Running out of space
Ultimately, says Turcotte, there’s no shortage of people coming to Victoria for school and jobs, but space is running out.
“You have a lot of people who are moving here to work or for various other reasons, and a limited amount of land space in the central core,” he says. “I mean, there may be more room as you move up toward Langford—it’s hard to increase the density quickly in the main core—and there even is some resistance by existing residents to do that.”
But Victoria mayor Lisa Helps remains optimistic about the situation.
“The government has released its first budget focused on housing people who are homeless with modular housing, and I hope that in the February budget next year we’ll see significant new funding for affordable housing,” she says. “The province is committed to building 114,000 new rental units across the province in the next 10 years, so that will help. I’m optimistic that they’re going to deliver what they said they will, and that’ll help students.”
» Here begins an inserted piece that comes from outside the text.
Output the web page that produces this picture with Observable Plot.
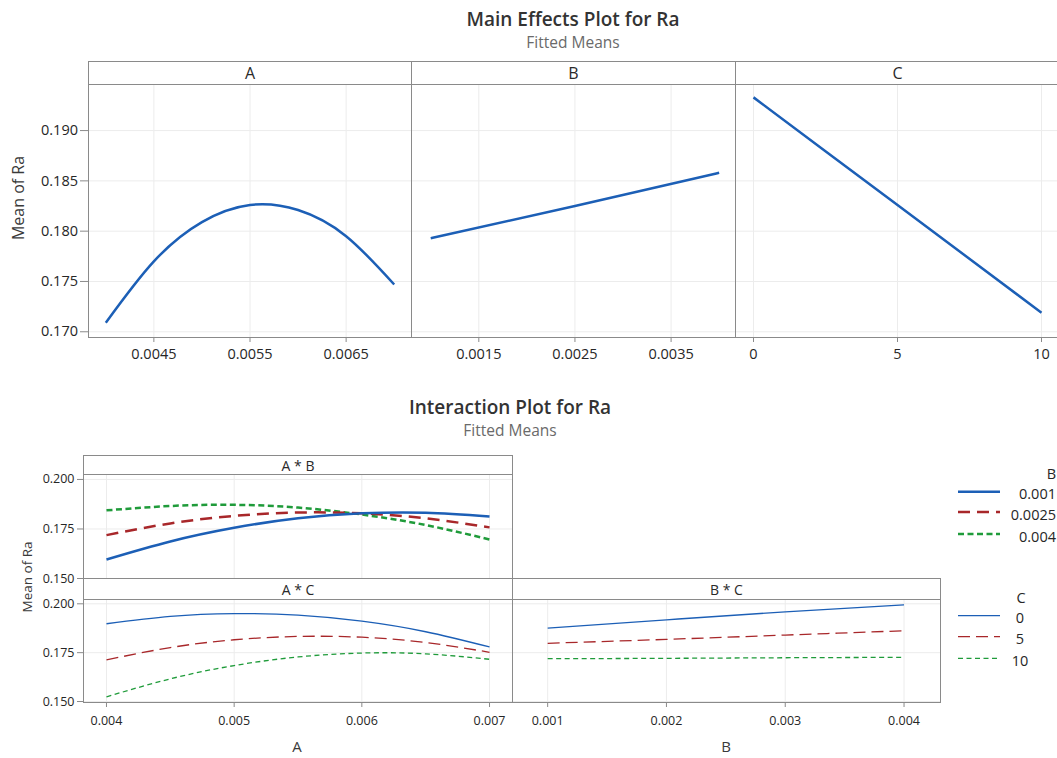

Helps says that Victoria’s tent city can be viewed as a cautionary tale, and that no one wants students living in insecure housing. When students are in school, their job is to focus, do well, learn, and take everything in, she says, not to be worrying about where they’re going to live next month.
“I don’t want to live in a city or in a region where students are couch surfing, so we’re certainly doing everything we can at the local level and trying to encourage the province and the federal government to do the same, so that we’ll have a secure housing market, so that we have secure students who can do well and succeed, graduate, and get jobs and live in Victoria,” she says. “So it’s all part of an ecosystem, and, certainly, part of my message is that if there’s anything we can do at the City to help students in their battle for housing, we’re certainly happy to do that.”